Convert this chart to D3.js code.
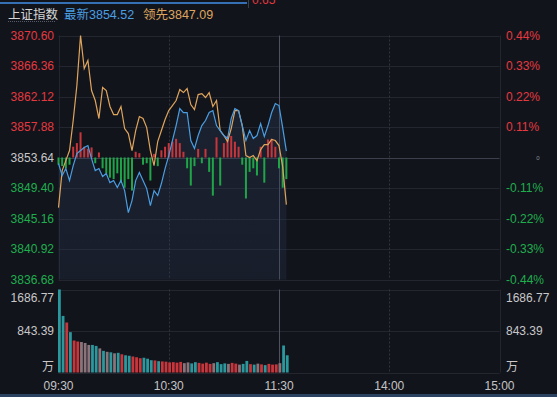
<!DOCTYPE html>
<html>
<head>
<meta charset="utf-8">
<script src="https://cdn.jsdelivr.net/npm/d3@7"></script>
<style>
  html, body { margin: 0; padding: 0; background: #12141c; }
  svg { display: block; }
  text { font-family: "Liberation Sans", "Noto Sans CJK SC", sans-serif; }
</style>
</head>
<body>
<div id="chart"></div>
<script>
// 上证指数 intraday, sampled every 2 minutes from 09:30
const preClose = 3853.64;
const priceTicks = [3870.60, 3866.36, 3862.12, 3857.88, 3853.64, 3849.40, 3845.16, 3840.92, 3836.68];
const pctTicks = ['0.44%', '0.33%', '0.22%', '0.11%', '', '-0.11%', '-0.22%', '-0.33%', '-0.44%'];
const timeTicks = [0, 60, 120, 180, 240];
const timeLabels = ['09:30', '10:30', '11:30', '14:00', '15:00'];
const volTicks = [1686.77, 843.39];
const volMax = 1686.77;

const latest = [3852.80, 3851.13, 3852.10, 3850.43, 3852.52, 3854.19, 3854.61, 3855.02, 3855.30, 3853.49,
  3851.82, 3852.10, 3850.99, 3851.41, 3850.15, 3850.43, 3849.46, 3850.43, 3849.04, 3845.98,
  3847.65, 3850.43, 3851.55, 3850.43, 3849.32, 3846.96, 3849.04, 3848.35, 3850.02, 3852.10,
  3853.91, 3856.00, 3858.08, 3860.45, 3859.89, 3859.89, 3856.00, 3854.88, 3856.69, 3858.08,
  3858.78, 3859.89, 3860.17, 3858.08, 3857.39, 3856.69, 3856.27, 3859.06, 3860.45, 3860.17,
  3858.08, 3856.00, 3857.39, 3856.27, 3856.69, 3858.36, 3856.55, 3858.08, 3859.89, 3861.14,
  3860.86, 3857.80, 3854.52];

const leading = [3846.68, 3851.82, 3853.21, 3854.61, 3858.78, 3863.65, 3870.60, 3866.01, 3867.12, 3862.95,
  3861.56, 3859.06, 3863.37, 3862.95, 3860.73, 3859.61, 3859.61, 3860.73, 3857.67, 3856.97,
  3854.61, 3857.39, 3859.33, 3859.06, 3857.80, 3854.61, 3852.52, 3855.86, 3857.39, 3858.92,
  3860.17, 3860.86, 3861.56, 3863.09, 3862.67, 3863.23, 3861.00, 3860.31, 3862.39, 3862.53,
  3861.98, 3862.67, 3860.73, 3861.56, 3857.39, 3856.69, 3855.86, 3857.67, 3860.17, 3860.17,
  3858.08, 3853.91, 3853.63, 3853.91, 3853.21, 3854.74, 3855.44, 3855.44, 3856.14, 3856.00,
  3855.30, 3852.38, 3847.09];

// buy/sell strength, in index points around the previous close
const strength = [-1.0, -1.2, -1.5, -1.0, 1.5, 2.0, 3.5, 1.5, 1.2, 1.4,
  -0.8, 0.7, -1.5, -2.2, -2.8, -3.0, -2.2, -3.5, -4.2, -3.0,
  -4.6, 0.8, 0.6, -1.0, -0.8, -3.2, 0.5, -1.2, 1.0, 1.5,
  2.0, 2.2, 2.6, 2.0, 0.8, -1.5, -3.9, -1.2, 1.2, -0.8,
  1.2, -2.0, -5.3, 2.8, -3.9, 2.0, 3.0, 3.0, 2.2, 1.5,
  -1.0, -5.7, -2.0, -1.5, -2.5, 1.5, -3.5, 2.5, 2.6, 1.5,
  -1.5, -4.2, -3.0];

const volume = [1686.77, 1150, 1016, 820, 650, 630, 620, 600, 560, 560,
  540, 490, 440, 420, 410, 390, 400, 370, 350, 340,
  325, 310, 290, 300, 280, 250, 245, 230, 225, 220,
  205, 210, 200, 215, 190, 205, 185, 210, 195, 180,
  200, 175, 190, 210, 170, 185, 175, 195, 180, 160,
  175, 235, 170, 160, 180, 165, 150, 175, 160, 165,
  190, 549, 350];

const minutes = d3.range(0, latest.length * 2, 2);

const colors = {
  bg: '#12141c',
  grid: '#23262f',
  gridLight: '#3c404c',
  latest: '#4a9ee2',
  leading: '#dfa55c',
  up: '#e5393f',
  down: '#1fae4c',
  flat: '#c8c8c8',
  volUp: '#c8363c',
  volDown: '#2a989c',
  volFlat: '#8a7379'
};

const W = 557, H = 397;
const left = 58.5, right = 499.5;
const svg = d3.select('#chart').append('svg').attr('width', W).attr('height', H);
svg.append('rect').attr('width', W).attr('height', H).attr('fill', colors.bg);

const x = d3.scaleLinear().domain([0, 240]).range([left, right]);
const y = d3.scaleLinear().domain([3836.68, 3870.60]).range([279.5, 35.5]);
const yv = d3.scaleLinear().domain([0, volMax]).range([372.5, 289.5]);

// header
svg.append('rect').attr('x', 0).attr('y', 2).attr('width', 247).attr('height', 2).attr('fill', '#3570b4');
svg.append('line').attr('x1', 248.5).attr('x2', 248.5).attr('y1', 0).attr('y2', 8).attr('stroke', '#3a3e4a');
svg.append('text').attr('x', 252).attr('y', 4).attr('font-size', 12).attr('fill', colors.up).text('0.65');
svg.append('text').attr('x', 8).attr('y', 19).attr('font-size', 12.5).attr('fill', '#d6d6d6').text('上证指数');
svg.append('line').attr('x1', 8).attr('x2', 56).attr('y1', 21.5).attr('y2', 21.5).attr('stroke', '#555a66').attr('stroke-dasharray', '1,1');
svg.append('text').attr('x', 64).attr('y', 19).attr('font-size', 12.5).attr('fill', colors.latest)
  .text('最新' + latest[latest.length - 1].toFixed(2));
svg.append('text').attr('x', 143).attr('y', 19).attr('font-size', 12.5).attr('fill', colors.leading)
  .text('领先' + leading[leading.length - 1].toFixed(2));

// grid
const grid = svg.append('g');
priceTicks.forEach(v => {
  grid.append('line').attr('x1', left).attr('x2', right)
    .attr('y1', Math.round(y(v)) + 0.5).attr('y2', Math.round(y(v)) + 0.5)
    .attr('stroke', v === preClose ? colors.gridLight : colors.grid);
});
volTicks.concat([0]).forEach(v => {
  grid.append('line').attr('x1', left).attr('x2', right)
    .attr('y1', Math.round(yv(v)) + 0.5).attr('y2', Math.round(yv(v)) + 0.5)
    .attr('stroke', colors.grid);
});
timeTicks.forEach(t => {
  const xx = Math.round(x(t)) + 0.5;
  const dashed = t === 60 || t === 180;
  const stroke = t === 120 ? '#4d5160' : colors.grid;
  [[y(3870.60), y(3836.68)], [yv(volMax), yv(0)]].forEach(([y1, y2]) => {
    grid.append('line').attr('x1', xx).attr('x2', xx).attr('y1', y1).attr('y2', y2)
      .attr('stroke', dashed ? '#30343f' : stroke)
      .attr('stroke-dasharray', dashed ? '2,2' : null);
  });
});

// area under latest price
const defs = svg.append('defs');
const grad = defs.append('linearGradient').attr('id', 'fade').attr('x1', 0).attr('y1', 0).attr('x2', 0).attr('y2', 1);
grad.append('stop').attr('offset', '0%').attr('stop-color', '#2a3a55').attr('stop-opacity', 0.35);
grad.append('stop').attr('offset', '100%').attr('stop-color', '#2a3a55').attr('stop-opacity', 0.25);
svg.append('path').datum(latest)
  .attr('fill', 'url(#fade)')
  .attr('d', d3.area().x((d, i) => x(minutes[i])).y0(y(3836.68)).y1(d => y(d)));

// strength bars
svg.append('g').selectAll('rect').data(strength).join('rect')
  .attr('x', (d, i) => x(minutes[i]) - 1)
  .attr('width', 2)
  .attr('y', d => Math.min(y(preClose + d), y(preClose)))
  .attr('height', d => Math.abs(y(preClose + d) - y(preClose)))
  .attr('fill', d => d >= 0 ? '#c8363c' : '#1fa548');

// price lines
const line = d3.line().x((d, i) => x(minutes[i])).y(d => y(d));
svg.append('path').datum(leading).attr('fill', 'none').attr('stroke', colors.leading)
  .attr('stroke-width', 1.2).attr('d', line);
svg.append('path').datum(latest).attr('fill', 'none').attr('stroke', colors.latest)
  .attr('stroke-width', 1.2).attr('d', line);

// volume bars, coloured by the move of the latest price
const volColor = i => {
  if (i === 0) return colors.volDown;
  const ch = latest[i] - latest[i - 1];
  if (Math.abs(ch) < 0.6) return colors.volFlat;
  return ch > 0 ? colors.volUp : colors.volDown;
};
svg.append('g').selectAll('rect').data(volume).join('rect')
  .attr('x', (d, i) => x(minutes[i]) - 0.5)
  .attr('width', 2.8)
  .attr('y', d => yv(d))
  .attr('height', d => yv(0) - yv(d))
  .attr('fill', (d, i) => volColor(i));

// price axis labels
priceTicks.forEach((v, i) => {
  const c = v > preClose ? colors.up : v < preClose ? colors.down : colors.flat;
  svg.append('text').attr('x', 54).attr('y', y(v)).attr('dy', '0.35em')
    .attr('text-anchor', 'end').attr('font-size', 12).attr('fill', c).text(v.toFixed(2));
  if (pctTicks[i]) {
    svg.append('text').attr('x', 506).attr('y', y(v)).attr('dy', '0.35em')
      .attr('font-size', 12).attr('fill', c).text(pctTicks[i]);
  }
});
svg.append('text').attr('x', 538).attr('y', y(preClose) + 2).attr('text-anchor', 'middle')
  .attr('font-size', 6).attr('fill', '#8a8d96').text('0');

// volume axis labels
const volLabel = (xx, anchor) => {
  svg.append('text').attr('x', xx).attr('y', yv(volTicks[0]) + 12).attr('text-anchor', anchor)
    .attr('font-size', 12).attr('fill', colors.flat).text(volTicks[0].toFixed(2));
  svg.append('text').attr('x', xx).attr('y', yv(volTicks[1])).attr('dy', '0.35em').attr('text-anchor', anchor)
    .attr('font-size', 12).attr('fill', colors.flat).text(volTicks[1].toFixed(2));
  svg.append('text').attr('x', xx).attr('y', yv(0) - 2).attr('text-anchor', anchor)
    .attr('font-size', 12).attr('fill', colors.flat).text('万');
};
volLabel(54, 'end');
volLabel(506, 'start');

// time axis
timeTicks.forEach((t, i) => {
  svg.append('text').attr('x', x(t)).attr('y', 390).attr('text-anchor', 'middle')
    .attr('font-size', 12).attr('fill', '#c4c4c4').text(timeLabels[i]);
});
svg.append('rect').attr('x', 0).attr('y', 394).attr('width', W).attr('height', 3).attr('fill', '#2b4361');
</script>
</body>
</html>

(Task description):
Copy nothing but the lines from the top of the material through the line holding "3860.86, 3857.80, 3854.52];", exactly as written; omit pictures.

(The response):
Convert this chart to D3.js code.
<!DOCTYPE html>
<html>
<head>
<meta charset="utf-8">
<script src="https://cdn.jsdelivr.net/npm/d3@7"></script>
<style>
  html, body { margin: 0; padding: 0; background: #12141c; }
  svg { display: block; }
  text { font-family: "Liberation Sans", "Noto Sans CJK SC", sans-serif; }
</style>
</head>
<body>
<div id="chart"></div>
<script>
// 上证指数 intraday, sampled every 2 minutes from 09:30
const preClose = 3853.64;
const priceTicks = [3870.60, 3866.36, 3862.12, 3857.88, 3853.64, 3849.40, 3845.16, 3840.92, 3836.68];
const pctTicks = ['0.44%', '0.33%', '0.22%', '0.11%', '', '-0.11%', '-0.22%', '-0.33%', '-0.44%'];
const timeTicks = [0, 60, 120, 180, 240];
const timeLabels = ['09:30', '10:30', '11:30', '14:00', '15:00'];
const volTicks = [1686.77, 843.39];
const volMax = 1686.77;

const latest = [3852.80, 3851.13, 3852.10, 3850.43, 3852.52, 3854.19, 3854.61, 3855.02, 3855.30, 3853.49,
  3851.82, 3852.10, 3850.99, 3851.41, 3850.15, 3850.43, 3849.46, 3850.43, 3849.04, 3845.98,
  3847.65, 3850.43, 3851.55, 3850.43, 3849.32, 3846.96, 3849.04, 3848.35, 3850.02, 3852.10,
  3853.91, 3856.00, 3858.08, 3860.45, 3859.89, 3859.89, 3856.00, 3854.88, 3856.69, 3858.08,
  3858.78, 3859.89, 3860.17, 3858.08, 3857.39, 3856.69, 3856.27, 3859.06, 3860.45, 3860.17,
  3858.08, 3856.00, 3857.39, 3856.27, 3856.69, 3858.36, 3856.55, 3858.08, 3859.89, 3861.14,
  3860.86, 3857.80, 3854.52];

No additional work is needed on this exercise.